National Grid Rolls Out Plan for Smart Grid Pilot in Massachusetts
National Grid has announced its proposal to build and operate a smart-grid pilot in Worcester, Mass. The pilot, comprised of approximately 15,000 customers, is believed to be the largest in New England. National Grid submitted its proposal to the Massachusetts Department of Public Utilities (DPU) on April 1.
The two-year pilot is the first step toward creating a more efficient, higher reliability and environmentally responsible modern grid, said National Grid. Smart grid will provide customers with energy use information, automation, and the ability to control how they use energy.

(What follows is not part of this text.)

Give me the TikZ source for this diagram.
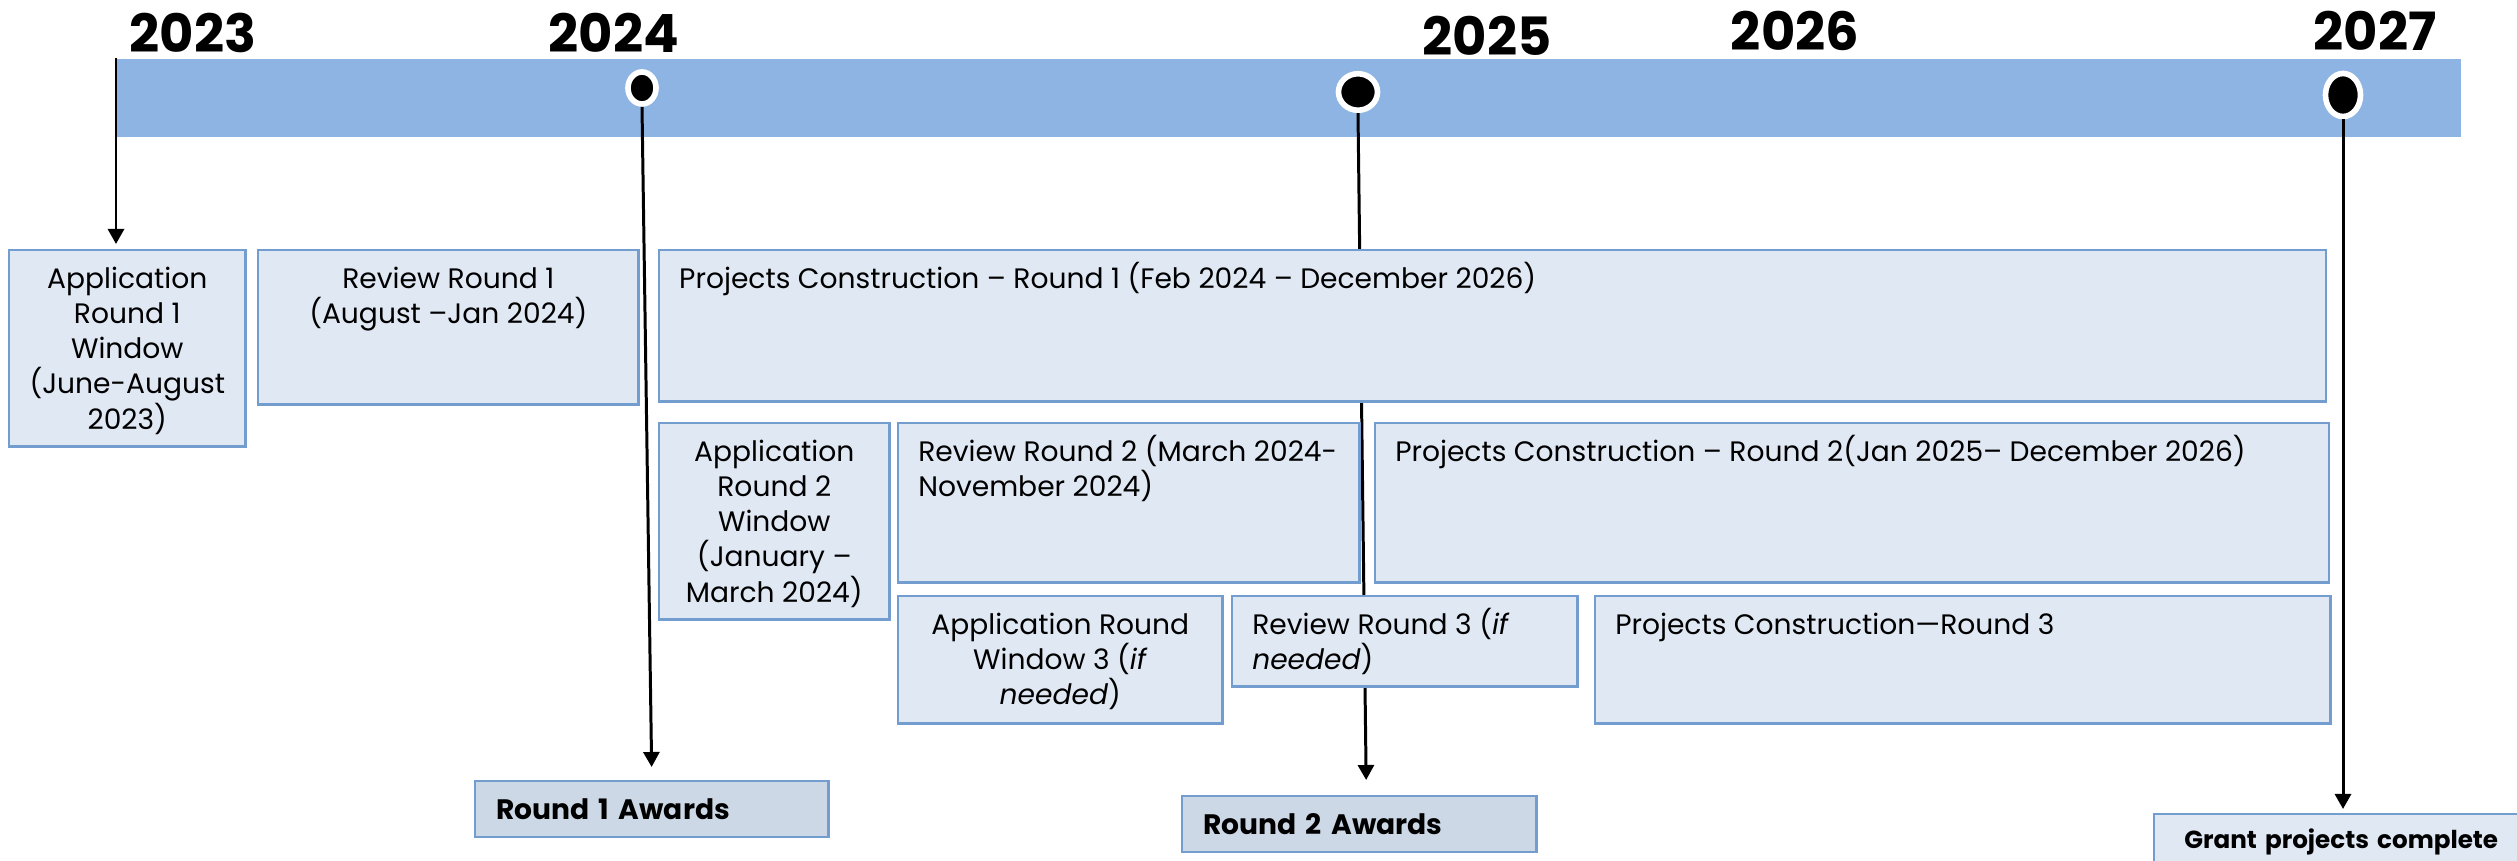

The pilot will cover more than one percent of National Grid’s Massachusetts customer base and includes single and multi-family and small business customers in urban, suburban and rural settings with variable electricity usage. In addition to testing a variety of infrastructure configurations that include overhead and underground electrical devices, the pilot also will test the addition of distributed generation, and builds in options for adding renewables and plug-in hybrid vehicles to the system.
If approved, the energy company anticipates the first customers will receive new equipment in approximately nine to 12 months after DPU approval. All customers will receive a “smart” meter, as well as other equipment options including special programmable thermostats and other devices that provide data and support energy management.
The smart-grid pilot will cost approximately $57 million, and will be funded through a charge on National Grid’s Massachusetts electric customers’ bills. The cost for customers is estimated at 50 cents per month during the start of the project, with costs declining thereafter.
Other utility companies are already moving ahead with their power grid plans. San Diego Gas & Electric, in partnership with Nissan, is planning to develop an electric vehicle charging network that is touted as a zero-emission mobility model. Advanced Energy, in partnership with Duke Energy and Progress Energy, have begun their smart charging trial of plug-in hybrid electric vehicles.
In addition, Xcel Energy is helping Boulder, Colorado, to become the world’s first smart grid city by the end of 2009, and a number of high-tech companies have signed on to the smart-grid initiative, called the Pecan Street Project, in Austin, Texas.
For utility companies and city managers who want to deploy smart grids, Accenture has launched the Intelligent City Network to coordinate their efforts.